Getting and Cleaning Data (Coursera)

Data Science 3 Course project

List of included files

  • Tidy.txt is output from R write.table containing a data frame representing the tidy dataset specified by parts 1--4 of the project instructions, comprising:

    • All observations from both (training and test) raw datasets of 561-dimensional feature vectors. The training set contributes 7352 observations and test adds 2947.
    • Every observation has had its dimensionality reduced to 79 dimensions, which include only those variables that represent means or standard deviations.
    • An additional column, "Subjects," to identify which subject performed in each observation.
    • An additional column, "Labels," to identify the activity associated with each observation. The Labels are presented in English, e.g., "WALKING," "SITTING," etc., rather than as factors or indices.
    • Variable names are mnemonic, e.g., "tBodyAcc.mean...Y" is the mean of the Body component (with Gravity filtered out) of Y-axis output from the Accelerometer. The leading "t" indicates this is a time-domain signal, as opposed to "f" for frequency-domain.
  • TidyMeans.txt is output from R write.table containing a data frame representing the tidy dataset specified by part 5 of the project instructions. It comprises mean values for each of the 79 dimensions in the pruned feature vector, grouped by all 180 combinations of Subject, of whom there are 30, and Label, of which there are 6.

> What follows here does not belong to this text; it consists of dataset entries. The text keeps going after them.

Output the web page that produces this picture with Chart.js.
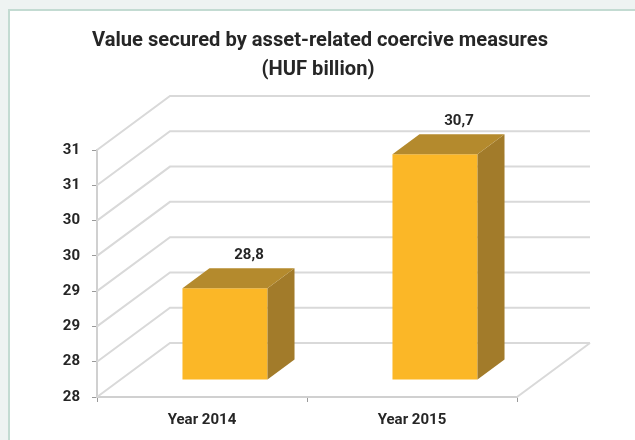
<!DOCTYPE html>
<html><head><meta charset="utf-8">
<script src="https://cdn.jsdelivr.net/npm/chart.js@4/dist/chart.umd.min.js"></script>
<style>
html,body{margin:0;padding:0;width:635px;height:440px;overflow:hidden;background:#eef3f2;}
#panel{position:absolute;left:8px;top:9px;right:0;bottom:0;background:#fff;border-left:2px solid #c3dbd2;border-top:2px solid #c3dbd2;}
#c{position:absolute;left:0;top:0;}
</style></head><body>
<div id="panel"></div>
<canvas id="c" width="635" height="440"></canvas>
<script>
const titleLines = ["Value secured by asset-related coercive measures", "(HUF billion)"];
const categories = ["Year 2014", "Year 2015"];
const values = [28.8, 30.7];
const valueLabels = ["28,8", "30,7"];
const tickValues = [27.5, 28, 28.5, 29, 29.5, 30, 30.5, 31];
const tickLabels = ["28", "28", "29", "29", "30", "30", "31", "31"];
const yMin = 27.5, yMax = 31;

const DEPTH = {dx: 73, dy: -54};
const BAR_FRONT = {dx: 23, dy: -17};
const BAR_DEPTH = {dx: 27, dy: -20};
const FRONT = '#fbb727', TOP = '#b48a2d', SIDE = '#a27b2a';
const TEXT = '#262626';

const box3d = {
  id: 'box3d',
  beforeDatasetsDraw(chart) {
    const ctx = chart.ctx, a = chart.chartArea, y = chart.scales.y;
    ctx.save();
    ctx.strokeStyle = '#d9d9d9';
    ctx.lineWidth = 2;
    tickValues.forEach(v => {
      const py = y.getPixelForValue(v);
      ctx.beginPath();
      ctx.moveTo(a.left, py);
      ctx.lineTo(a.left + DEPTH.dx, py + DEPTH.dy);
      ctx.lineTo(a.right + DEPTH.dx, py + DEPTH.dy);
      ctx.stroke();
    });
    ctx.beginPath();
    ctx.moveTo(a.right, a.bottom);
    ctx.lineTo(a.right + DEPTH.dx, a.bottom + DEPTH.dy);
    ctx.stroke();
    ctx.restore();
    ctx.save();
    ctx.translate(BAR_FRONT.dx, BAR_FRONT.dy);
  },
  afterDatasetsDraw(chart) {
    const ctx = chart.ctx;
    ctx.restore();
    const meta = chart.getDatasetMeta(0);
    meta.data.forEach((bar, i) => {
      const p = bar.getProps(['x', 'y', 'base', 'width'], true);
      const L = p.x - p.width / 2 + BAR_FRONT.dx;
      const R = p.x + p.width / 2 + BAR_FRONT.dx;
      const T = p.y + BAR_FRONT.dy;
      const B = Math.min(p.base, chart.chartArea.bottom) + BAR_FRONT.dy;
      ctx.save();
      ctx.fillStyle = SIDE;
      ctx.beginPath();
      ctx.moveTo(R, T); ctx.lineTo(R + BAR_DEPTH.dx, T + BAR_DEPTH.dy);
      ctx.lineTo(R + BAR_DEPTH.dx, B + BAR_DEPTH.dy); ctx.lineTo(R, B);
      ctx.closePath(); ctx.fill();
      ctx.fillStyle = TOP;
      ctx.beginPath();
      ctx.moveTo(L, T); ctx.lineTo(L + BAR_DEPTH.dx, T + BAR_DEPTH.dy);
      ctx.lineTo(R + BAR_DEPTH.dx, T + BAR_DEPTH.dy); ctx.lineTo(R, T);
      ctx.closePath(); ctx.fill();
      ctx.fillStyle = TEXT;
      ctx.font = 'bold 15px Roboto, "Liberation Sans", sans-serif';
      ctx.textAlign = 'center';
      ctx.textBaseline = 'middle';
      ctx.fillText(valueLabels[i], p.x + 47, p.y - 50);
      ctx.restore();
    });
  },
  afterDraw(chart) {
    const ctx = chart.ctx;
    const widths = [456, 128];
    const centers = [320, 318];
    const bases = [46, 75];
    ctx.save();
    ctx.fillStyle = TEXT;
    ctx.font = 'bold 21px "Liberation Sans Narrow", Roboto, sans-serif';
    ctx.textAlign = 'center';
    ctx.textBaseline = 'alphabetic';
    const w0 = ctx.measureText(titleLines[0]).width;
    const k = Math.min(1, widths[0] / w0);
    titleLines.forEach((t, i) => {
      ctx.save();
      ctx.translate(centers[i], bases[i]);
      ctx.scale(k, 1);
      ctx.fillText(t, 0, 0);
      ctx.restore();
    });
    ctx.restore();
  }
};

new Chart(document.getElementById('c'), {
  type: 'bar',
  data: {
    labels: categories,
    datasets: [{
      data: values,
      base: yMin,
      backgroundColor: FRONT,
      borderWidth: 0,
      categoryPercentage: 1,
      barPercentage: 0.405
    }]
  },
  options: {
    responsive: false,
    animation: false,
    layout: {padding: {top: 150, right: 118, bottom: 0, left: 0}},
    plugins: {legend: {display: false}, title: {display: false}, tooltip: {enabled: false}},
    scales: {
      y: {
        min: yMin, max: yMax,
        afterBuildTicks: s => { s.ticks = tickValues.map(v => ({value: v})); },
        afterFit: s => { s.width = 97; },
        ticks: {
          callback: (v, i) => tickLabels[i],
          color: TEXT, padding: 12,
          font: {family: 'Roboto, "Liberation Sans", sans-serif', size: 15, weight: 'bold'}
        },
        grid: {drawOnChartArea: false, tickLength: 5, color: '#9a9a9a'},
        border: {color: '#d0d0d0', width: 2}
      },
      x: {
        afterFit: s => { s.height = 43; },
        ticks: {
          color: TEXT, padding: 9,
          font: {family: 'Roboto, "Liberation Sans", sans-serif', size: 15, weight: 'bold'}
        },
        grid: {drawOnChartArea: false, offset: true, tickLength: 5, color: '#9a9a9a'},
        border: {color: '#d0d0d0', width: 2}
      }
    }
  },
  plugins: [box3d]
});
</script>
</body></html>
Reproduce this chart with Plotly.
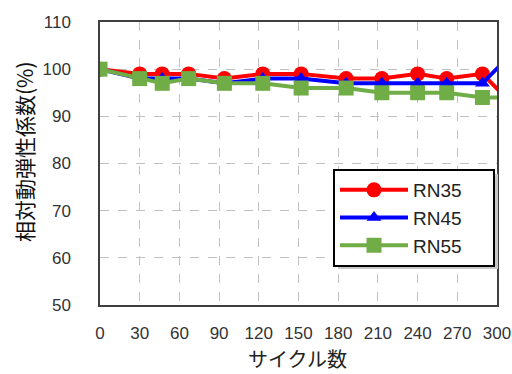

  • run_analysis.R is an R script to read data as distributed from UCI and produce the output datasets Tidy.txt and TidyMeans.txt.

Code book

Each variable in the feature vector is dimensionless, with values normalized to the interval [-1, 1].

Each variable name in the feature vector is composed of three parts:

  • the root name to describe the source of the data, as enumerated below;
  • the summary, which describes the summarization process to produce the variable, either "mean" for mean or "std" for standard deviation; and
  • the axis, either "X", "Y", or "Z".

Variable root names:

  • fBodyAcc: FFT of accelerometer body component with gravitational acceleration filtered out.
  • fBodyAccJerk: FFT of first derivative of accelerometer body component with gravitational acceleration filtered out.
  • fBodyAccMag: FFT of magnitude of accelerometer body component with gravitational acceleration filtered out.
  • fBodyBodyAccJerkMag: FFT of first derivative of magnitude of accelerometer body component with gravitational acceleration filtered out.
  • fBodyBodyGyroJerkMag: FFT of first derivative of magnitude of gyroscope body component with gravitational acceleration filtered out.
  • fBodyBodyGyroMag: FFT of magnitude of gyroscope body component with gravitational acceleration filtered out.
  • fBodyGyro: FFT of gyroscope body component with gravitational acceleration filtered out.
  • tBodyAcc: accelerometer body component with gravitational acceleration filtered out.
  • tBodyAccJerk: second derivative of accelerometer body component with gravitational acceleration filtered out.
  • tBodyAccJerkMag: first derivative of magnitude of accelerometer body component with gravitational acceleration filtered out.
  • tBodyAccMag: magnitude of accelerometer body component with gravitational acceleration filtered out.
  • tBodyGyro: gyroscope body component with gravitational acceleration filtered out.
  • tBodyGyroJerk: first derivative of gyroscope body component with gravitational acceleration filtered out.
  • tBodyGyroJerkMag: magnitude of first derivative of gyroscope body component with gravitational acceleration filtered out.
  • tBodyGyroMag: magnitude of gyroscope body component with gravitational acceleration filtered out.
  • tGravityAcc: gravity coponent of accelerometer.
  • tGravityAccMag: magnitude of gravity component of accelerometer.

How it works

To run the analysis:

  1. Download the UCI HAR dataset ZIP file.
  2. Unpack the ZIP file, to create and populate a directory named "UCI HAR Dataset".
  3. Start R or RStudio.
  4. Change to the directory in which you unpacked the ZIP file, i.e., the one that now contains "UCI HAR Dataset" as a subdirectory.
  5. run the script:
source ('run_analysis.R')
run_analysis ()

The result will be tidy datasets named "Tidy.txt" and "TidyMeans.txt" in the working directory.